In trying to ensure that these plans succeed, it is still important to consider why the extra-urban systems like tunnels and skybridges seem to work well and remain popular to local downtown workers and even residents. In particular when, even though tranditional urban life is trending in the positive direction, it is still struggling to establish itself. Apartments and condominiums continue to sell slowly, with some proposed new towers being put on the shelf due to a lack of committed tenants. Convenience is important in attracting downtown dwellers, especially when it fosters an advantagious ease of mobililty. It's hard to beat a pedestrian pathway that is air-conditioned year round and that transcends the sometimes frustrating coexistence with car traffic and urban noise. Since they are private, they bypass much of the urban riff-raff and no obstacles such as construction fences, litter or tripping hazards. It very much is reminiscent of the early Modernist obsession of the separation of uses, of eliminating the unpleasantness city life, of isolating pedestrians form car traffic. Visionaries like Le Corbusier (the interior street in the sky), Sant'Elia and the filmmaker Fritz Lang all envisioned a future where people would perform many of their pedestrian functions in enclosed paths and spaces in multi-functional giant buildings while leaving the rest of the car/ship traffic to physical or virtual super-highway systems.

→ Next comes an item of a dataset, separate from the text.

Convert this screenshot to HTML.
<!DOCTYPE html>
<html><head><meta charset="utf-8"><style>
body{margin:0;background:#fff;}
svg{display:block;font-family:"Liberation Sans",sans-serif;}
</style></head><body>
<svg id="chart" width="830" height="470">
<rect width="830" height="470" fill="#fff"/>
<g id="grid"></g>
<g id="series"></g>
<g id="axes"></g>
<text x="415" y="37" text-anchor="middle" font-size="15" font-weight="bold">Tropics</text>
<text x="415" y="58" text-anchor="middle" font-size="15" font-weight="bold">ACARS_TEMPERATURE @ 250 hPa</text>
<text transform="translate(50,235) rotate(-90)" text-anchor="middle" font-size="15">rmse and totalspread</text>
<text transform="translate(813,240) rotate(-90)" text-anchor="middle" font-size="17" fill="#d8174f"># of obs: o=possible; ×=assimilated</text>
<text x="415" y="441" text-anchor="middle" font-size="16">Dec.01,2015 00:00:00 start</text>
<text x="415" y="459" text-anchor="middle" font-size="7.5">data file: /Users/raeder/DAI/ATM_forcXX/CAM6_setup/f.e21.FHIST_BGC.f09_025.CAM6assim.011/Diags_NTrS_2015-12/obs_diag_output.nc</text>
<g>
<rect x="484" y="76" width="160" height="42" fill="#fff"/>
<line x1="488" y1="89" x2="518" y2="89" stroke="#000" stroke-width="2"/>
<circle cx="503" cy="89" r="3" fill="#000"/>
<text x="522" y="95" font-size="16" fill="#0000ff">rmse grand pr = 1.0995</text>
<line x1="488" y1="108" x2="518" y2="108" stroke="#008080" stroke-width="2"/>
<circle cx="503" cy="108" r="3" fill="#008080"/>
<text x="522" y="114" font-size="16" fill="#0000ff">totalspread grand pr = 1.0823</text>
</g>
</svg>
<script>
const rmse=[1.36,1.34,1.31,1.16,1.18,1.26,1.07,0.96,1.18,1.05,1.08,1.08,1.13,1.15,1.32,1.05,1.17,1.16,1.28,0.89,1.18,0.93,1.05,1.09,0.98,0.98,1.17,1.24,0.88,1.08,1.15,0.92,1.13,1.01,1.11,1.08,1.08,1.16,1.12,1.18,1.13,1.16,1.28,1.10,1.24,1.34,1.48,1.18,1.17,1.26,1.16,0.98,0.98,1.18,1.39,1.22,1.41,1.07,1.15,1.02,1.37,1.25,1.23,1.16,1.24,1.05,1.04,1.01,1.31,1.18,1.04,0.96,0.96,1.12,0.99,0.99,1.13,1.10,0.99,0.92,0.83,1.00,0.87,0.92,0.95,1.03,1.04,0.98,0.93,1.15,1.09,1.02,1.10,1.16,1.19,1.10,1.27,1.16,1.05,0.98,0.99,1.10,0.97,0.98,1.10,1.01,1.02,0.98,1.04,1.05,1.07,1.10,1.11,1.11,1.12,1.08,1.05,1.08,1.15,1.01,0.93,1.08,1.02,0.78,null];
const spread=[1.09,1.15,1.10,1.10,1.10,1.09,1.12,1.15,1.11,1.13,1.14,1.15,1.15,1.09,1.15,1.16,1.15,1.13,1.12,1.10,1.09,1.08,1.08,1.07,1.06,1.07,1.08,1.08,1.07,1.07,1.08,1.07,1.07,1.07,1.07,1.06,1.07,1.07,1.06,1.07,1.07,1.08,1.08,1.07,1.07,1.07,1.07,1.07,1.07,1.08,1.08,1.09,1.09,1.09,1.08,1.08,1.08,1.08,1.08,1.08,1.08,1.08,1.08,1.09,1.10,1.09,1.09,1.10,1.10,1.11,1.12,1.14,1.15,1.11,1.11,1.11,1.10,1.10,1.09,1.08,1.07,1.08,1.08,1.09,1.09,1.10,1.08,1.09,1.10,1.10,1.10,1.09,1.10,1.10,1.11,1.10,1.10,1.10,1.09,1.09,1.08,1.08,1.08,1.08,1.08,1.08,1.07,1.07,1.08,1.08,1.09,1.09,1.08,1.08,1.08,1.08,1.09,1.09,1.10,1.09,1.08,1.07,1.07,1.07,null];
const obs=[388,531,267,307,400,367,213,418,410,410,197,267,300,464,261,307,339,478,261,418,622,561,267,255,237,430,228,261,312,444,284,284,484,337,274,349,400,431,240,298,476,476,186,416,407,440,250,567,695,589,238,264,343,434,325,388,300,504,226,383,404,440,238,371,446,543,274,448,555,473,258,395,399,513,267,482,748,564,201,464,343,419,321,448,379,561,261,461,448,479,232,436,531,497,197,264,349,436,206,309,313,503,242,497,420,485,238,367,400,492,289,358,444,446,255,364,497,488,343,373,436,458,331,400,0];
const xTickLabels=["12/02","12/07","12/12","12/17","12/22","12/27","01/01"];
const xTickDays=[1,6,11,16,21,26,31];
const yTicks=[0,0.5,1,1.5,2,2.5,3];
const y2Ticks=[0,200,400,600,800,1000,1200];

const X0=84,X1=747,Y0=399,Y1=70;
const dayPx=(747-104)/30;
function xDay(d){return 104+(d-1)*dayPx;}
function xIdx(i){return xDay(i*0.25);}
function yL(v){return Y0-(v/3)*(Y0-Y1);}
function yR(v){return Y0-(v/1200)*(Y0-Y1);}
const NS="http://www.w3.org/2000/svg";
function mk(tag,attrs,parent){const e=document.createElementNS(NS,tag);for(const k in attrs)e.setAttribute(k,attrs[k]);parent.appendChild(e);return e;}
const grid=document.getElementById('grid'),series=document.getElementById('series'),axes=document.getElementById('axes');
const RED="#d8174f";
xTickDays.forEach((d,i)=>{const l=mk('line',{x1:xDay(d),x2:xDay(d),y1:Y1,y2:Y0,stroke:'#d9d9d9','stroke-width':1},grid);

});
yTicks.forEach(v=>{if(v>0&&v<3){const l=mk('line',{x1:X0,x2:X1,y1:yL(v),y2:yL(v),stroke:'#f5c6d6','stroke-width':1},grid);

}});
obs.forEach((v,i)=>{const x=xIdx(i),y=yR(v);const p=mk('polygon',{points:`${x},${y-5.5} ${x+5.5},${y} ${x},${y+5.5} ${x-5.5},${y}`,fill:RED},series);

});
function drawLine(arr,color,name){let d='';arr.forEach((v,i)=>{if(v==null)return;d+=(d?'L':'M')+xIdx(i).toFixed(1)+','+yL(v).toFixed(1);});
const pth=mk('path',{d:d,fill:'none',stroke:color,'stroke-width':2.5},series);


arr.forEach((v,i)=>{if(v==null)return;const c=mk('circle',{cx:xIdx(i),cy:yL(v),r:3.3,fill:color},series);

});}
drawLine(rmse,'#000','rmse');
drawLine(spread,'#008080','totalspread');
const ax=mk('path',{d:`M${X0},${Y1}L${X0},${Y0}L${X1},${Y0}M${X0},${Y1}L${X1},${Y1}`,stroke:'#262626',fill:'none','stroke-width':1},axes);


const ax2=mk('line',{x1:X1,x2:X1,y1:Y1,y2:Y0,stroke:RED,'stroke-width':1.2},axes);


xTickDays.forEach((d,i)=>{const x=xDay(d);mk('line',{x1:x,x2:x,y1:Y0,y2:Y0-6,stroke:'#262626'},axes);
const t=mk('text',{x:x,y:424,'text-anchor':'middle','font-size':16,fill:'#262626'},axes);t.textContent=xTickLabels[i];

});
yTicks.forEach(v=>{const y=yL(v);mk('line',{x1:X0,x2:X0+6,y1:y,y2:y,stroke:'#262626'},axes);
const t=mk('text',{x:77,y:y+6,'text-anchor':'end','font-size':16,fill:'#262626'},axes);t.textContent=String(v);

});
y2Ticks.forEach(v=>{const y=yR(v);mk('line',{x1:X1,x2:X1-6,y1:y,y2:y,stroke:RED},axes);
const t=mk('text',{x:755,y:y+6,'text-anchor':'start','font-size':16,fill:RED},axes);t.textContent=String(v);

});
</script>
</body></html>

The dynamics of the 'unpleasantness' of the city has indeed changed, as contemporary cities are now much cleaner now that the traditional nuissances are more regulated. Street-life has become sanitized to such a degree so as to become appealing to many people. It's obviously a benefit to city dwellers to be able to enjoy the street. But it is in my view an additional benefit to make use of tunnels and skybridges, in that they add an additional dimension to urban life with regard to innovative ways of circulating and connecting blocks together. They provide an important additional choice in how one moves throughout a dense area and the degree to which convenience and time becomes a priority. They also supplement new perspectives, allowing the pedestrian to view the kind of things that are visible only from a bridge as compared to a sidewalk, or to explore and discover a secret world below ground. To better enhance this choice, I would favor that the tunnel systems and the street complement each other rather than compete as they currently do. By expanding the choice of mobility and experiences, it will distinguish Dallas from other cities that rely on streets. It is this very complexity of paths that make life in the big city rich in experiences but also liberating in their ease of mobility.